New international-admissions director seeks meaningful pathways to multiple views
By MaryAlice Bitts-Jackson
It takes a healthy dose of curiosity to drive a former middle- and high-school science teacher into the Indonesian jungle just to see where a parade might lead him. And Dickinson’s new director of international admissions, Brian Atkins, had an ample supply.
On a break from a conference in Indonesia, Atkins and several fellow educators were driving through the countryside when they spied a procession of men dressed in white on a path that led into a nearby rain forest. Intrigued, Atkins and a colleague followed them. More than a mile—and many twists and turns—later, they discovered the reward: a hidden, walled-in temple, where a special ceremony was about to unfold.
Just as they were about to enter the temple, a sudden thunderstorm opened the sky. In the mad dash for cover, Atkins was separated from his colleague, and he found himself under a makeshift shelter, thrust into a circle of gambling men. Together, he and his new acquaintances waited out the storm.
Though rickety, the shelter he crammed under with about 100 other people remained intact, and although it would take hours, Atkins would eventually find his way back to the Jeep. He never saw the ceremony. Still, he relates, it was a more memorable experience than the one he’d originally sought.
A global career
Atkins was a teacher and administrator for 20 years before he uprooted himself and his family to accept a headmaster position at an international school in Peru. It wasn’t a job for the faint-hearted: Because of terrorist activity, most citizens did not venture out alone in remote areas, and they avoided driving at night. During the next 20 years, Atkins more than made up for those restricted freedoms, traveling the globe and working as principal and/or director of distinguished international schools in China, Malaysia and the Netherlands.
“The bonus was that my wife and I got to raise our children overseas,” says Atkins, whose youngest is now 24. He and his wife, Ruth Lopez, have four children, two each from previous marriages. “Our children grew up attending international schools and hearing different perspectives from students from 40 or 50 countries,” he says proudly.
In 2009, Atkins was on the verge of accepting a headmaster position in Korea when an opportunity arrived to serve as director of international admissions at The College of Wooster in Ohio. He seized the chance to move into higher education, relocate closer to family in the United States and help increase the college’s international enrollment.
Atkins joined Dickinson in January. “Dickinson truly is a global community, and that’s reflected in the way everybody on campus looks at the world,” he says. “That makes me feel right at home.”
New connections, new worlds
An avid backpacker, photographer and kayaker, Atkins is eager to take advantage of the Carlisle region’s natural attractions, such as the nearby Appalachian Trail. But that will have to wait, since—like admissions officers everywhere—he is immersed in the busy “reading season,” scouring the many prospective-student applications that cross his desk.
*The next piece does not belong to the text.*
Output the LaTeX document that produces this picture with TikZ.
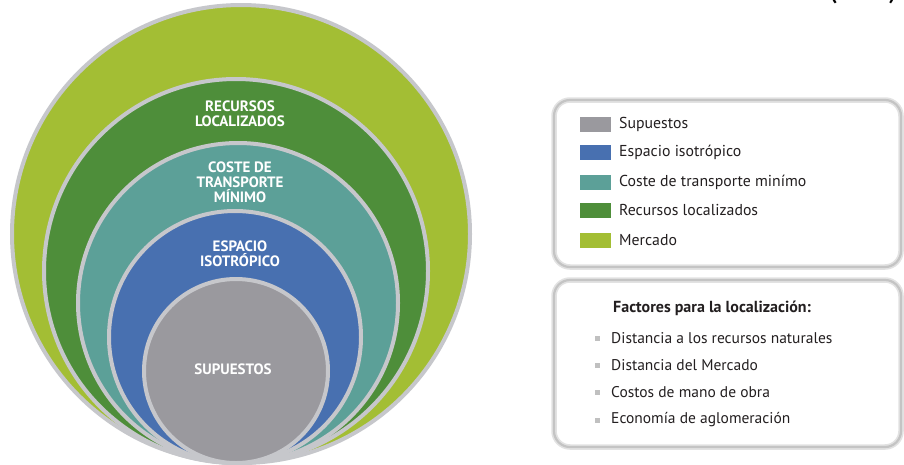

He’s also preparing for an April trip to India, with the intent to increase Dickinson’s presence there.
“It’s all about building that one-on-one relationship between college-admissions persons and prospective students,” he stresses. “That can be very rewarding, because of the direct, profound effects it can have in students’ lives.”
In the case of students from the developing world who grow successful and then return to their home countries, an education can affect an entire village. “For these students, attending college in the United States is totally out of the realm of what they might normally expect to do,” Atkins says. “When game-changing students take on that opportunity, great things can happen.”
Of course, it takes a certain blend of talents to attract and identify those game-changers. It can be challenging to wrestle with different languages and time zones, and it’s tough to decode international grade-point-average systems, which can vary considerably—a GPA of 6 in Bulgaria is exemplary, average in Vietnam and so-so in South America, for example. But the man who uprooted himself to launch a new, international career 20 years ago understands how to reach these students better than most. His experience in Indonesia illustrates the mindset and experience that has primed him for the job.
“Being in a country not as a tourist, but as a resident, means building up understandings of everyday life, off the beaten trail. And it’s in the day-to-day details—the nitty-gritty—that you find understanding of that culture,” he explains. “That’s an ongoing process, and as you experience new things and see things from other points of view, your view changes. You’re always learning. That’s what makes it fun.”